* BEGIN Given information *
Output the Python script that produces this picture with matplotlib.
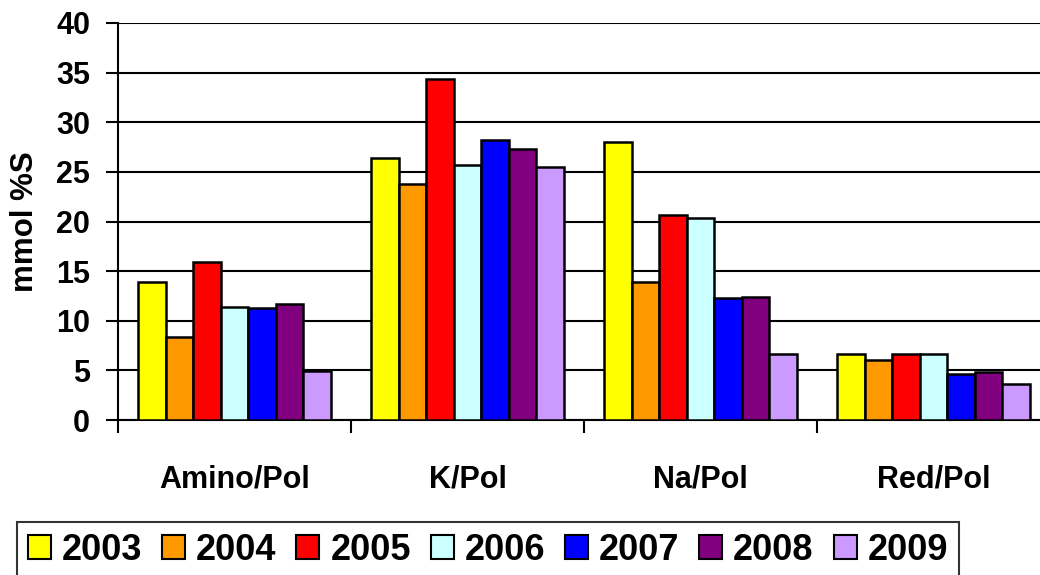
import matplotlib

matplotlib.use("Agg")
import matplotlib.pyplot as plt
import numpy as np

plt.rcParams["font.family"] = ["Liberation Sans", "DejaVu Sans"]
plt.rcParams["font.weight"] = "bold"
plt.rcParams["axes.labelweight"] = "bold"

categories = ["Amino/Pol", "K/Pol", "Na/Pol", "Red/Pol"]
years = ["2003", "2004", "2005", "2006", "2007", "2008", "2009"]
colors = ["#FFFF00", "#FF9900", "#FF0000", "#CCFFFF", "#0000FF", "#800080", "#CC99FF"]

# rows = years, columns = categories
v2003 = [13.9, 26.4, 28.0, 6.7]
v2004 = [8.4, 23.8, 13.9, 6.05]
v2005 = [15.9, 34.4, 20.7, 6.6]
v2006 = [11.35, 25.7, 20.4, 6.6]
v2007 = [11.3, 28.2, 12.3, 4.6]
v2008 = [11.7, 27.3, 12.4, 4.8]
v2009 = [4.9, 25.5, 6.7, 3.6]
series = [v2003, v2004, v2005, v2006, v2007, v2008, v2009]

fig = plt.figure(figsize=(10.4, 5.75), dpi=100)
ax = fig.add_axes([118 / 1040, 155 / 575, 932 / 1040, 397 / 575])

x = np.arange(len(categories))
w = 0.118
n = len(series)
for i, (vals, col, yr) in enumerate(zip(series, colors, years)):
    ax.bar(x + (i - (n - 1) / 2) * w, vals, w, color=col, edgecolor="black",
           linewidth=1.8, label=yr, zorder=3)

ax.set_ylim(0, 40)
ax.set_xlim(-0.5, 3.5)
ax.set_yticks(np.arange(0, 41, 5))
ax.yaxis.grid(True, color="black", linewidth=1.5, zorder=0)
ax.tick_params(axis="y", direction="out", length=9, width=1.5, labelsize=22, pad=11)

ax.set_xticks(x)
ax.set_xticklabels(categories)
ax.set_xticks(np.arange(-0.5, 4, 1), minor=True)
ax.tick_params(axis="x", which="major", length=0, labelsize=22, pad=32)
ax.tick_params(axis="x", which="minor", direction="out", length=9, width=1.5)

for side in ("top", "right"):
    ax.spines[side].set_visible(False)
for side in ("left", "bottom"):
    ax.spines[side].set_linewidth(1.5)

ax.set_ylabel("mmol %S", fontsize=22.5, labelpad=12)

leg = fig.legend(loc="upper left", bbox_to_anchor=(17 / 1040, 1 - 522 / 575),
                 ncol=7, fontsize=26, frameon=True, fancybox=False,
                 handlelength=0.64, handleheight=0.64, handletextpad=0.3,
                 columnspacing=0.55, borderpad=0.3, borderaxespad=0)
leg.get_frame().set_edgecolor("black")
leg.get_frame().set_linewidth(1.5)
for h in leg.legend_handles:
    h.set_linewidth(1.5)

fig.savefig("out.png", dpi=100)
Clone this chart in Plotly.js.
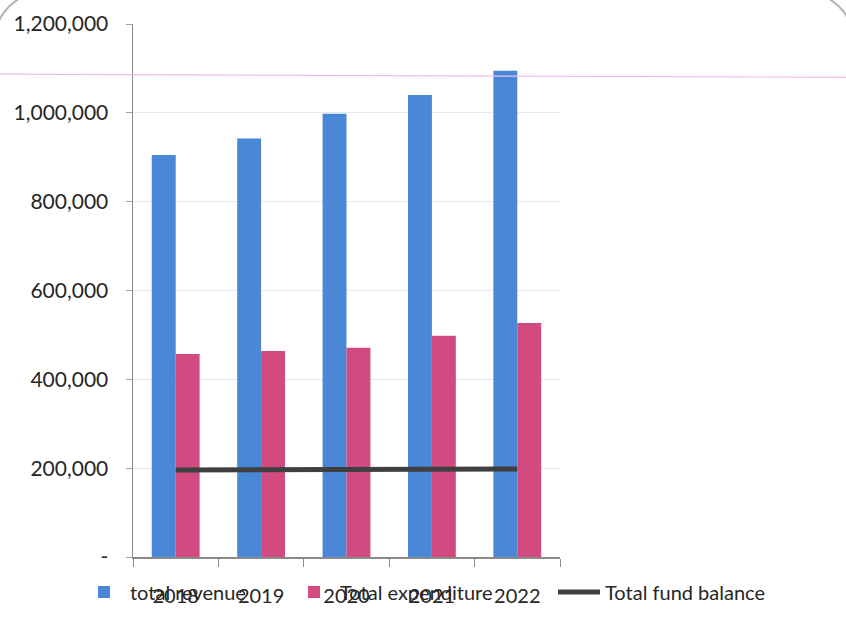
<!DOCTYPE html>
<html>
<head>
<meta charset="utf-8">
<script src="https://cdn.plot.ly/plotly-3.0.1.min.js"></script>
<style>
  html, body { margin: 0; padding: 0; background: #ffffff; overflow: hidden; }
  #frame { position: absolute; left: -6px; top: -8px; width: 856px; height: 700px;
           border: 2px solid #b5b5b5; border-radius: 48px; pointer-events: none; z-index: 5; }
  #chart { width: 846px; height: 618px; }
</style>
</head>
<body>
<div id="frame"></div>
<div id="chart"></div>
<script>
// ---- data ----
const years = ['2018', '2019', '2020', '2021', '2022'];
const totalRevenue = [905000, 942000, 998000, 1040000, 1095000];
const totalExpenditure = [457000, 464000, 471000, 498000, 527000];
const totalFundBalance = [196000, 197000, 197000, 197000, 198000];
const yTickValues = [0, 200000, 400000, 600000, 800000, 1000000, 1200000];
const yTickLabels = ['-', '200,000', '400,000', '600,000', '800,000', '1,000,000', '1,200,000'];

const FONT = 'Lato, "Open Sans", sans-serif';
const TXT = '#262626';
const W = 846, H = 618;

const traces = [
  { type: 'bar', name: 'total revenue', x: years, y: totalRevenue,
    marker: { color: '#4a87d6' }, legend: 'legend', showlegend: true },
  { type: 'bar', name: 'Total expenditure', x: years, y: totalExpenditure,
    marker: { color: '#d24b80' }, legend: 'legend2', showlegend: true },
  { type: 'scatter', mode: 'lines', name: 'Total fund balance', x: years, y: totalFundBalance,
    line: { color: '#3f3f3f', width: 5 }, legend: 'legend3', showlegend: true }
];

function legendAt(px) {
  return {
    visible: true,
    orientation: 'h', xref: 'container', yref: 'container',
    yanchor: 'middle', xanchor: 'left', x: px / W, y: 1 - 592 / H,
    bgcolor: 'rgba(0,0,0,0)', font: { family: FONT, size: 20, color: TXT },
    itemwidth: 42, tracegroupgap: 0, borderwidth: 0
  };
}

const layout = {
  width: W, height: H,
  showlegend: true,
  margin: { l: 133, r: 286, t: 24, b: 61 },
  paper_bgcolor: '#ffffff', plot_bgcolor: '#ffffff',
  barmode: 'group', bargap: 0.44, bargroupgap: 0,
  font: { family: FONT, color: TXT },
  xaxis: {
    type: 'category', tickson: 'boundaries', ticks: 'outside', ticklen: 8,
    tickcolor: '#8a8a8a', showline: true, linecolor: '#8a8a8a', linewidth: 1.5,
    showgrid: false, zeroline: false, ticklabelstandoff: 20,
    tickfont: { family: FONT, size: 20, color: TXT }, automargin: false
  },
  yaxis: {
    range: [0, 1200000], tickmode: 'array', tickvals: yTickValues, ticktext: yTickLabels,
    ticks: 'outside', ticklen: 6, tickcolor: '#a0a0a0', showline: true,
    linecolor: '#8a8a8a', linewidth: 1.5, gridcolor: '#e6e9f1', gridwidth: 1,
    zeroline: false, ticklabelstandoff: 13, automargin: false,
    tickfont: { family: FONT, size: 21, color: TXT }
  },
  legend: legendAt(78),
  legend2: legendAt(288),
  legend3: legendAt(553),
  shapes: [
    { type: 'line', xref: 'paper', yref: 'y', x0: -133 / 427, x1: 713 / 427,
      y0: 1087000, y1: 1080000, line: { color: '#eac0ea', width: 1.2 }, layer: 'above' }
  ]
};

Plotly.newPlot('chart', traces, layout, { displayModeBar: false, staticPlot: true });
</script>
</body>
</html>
* END Given information *
Task details> Lines holding the word "this" in the entries above are the ones to pull out. Copy them all.

Exercise output>
Output the Python script that produces this picture with matplotlib.
Clone this chart in Plotly.js.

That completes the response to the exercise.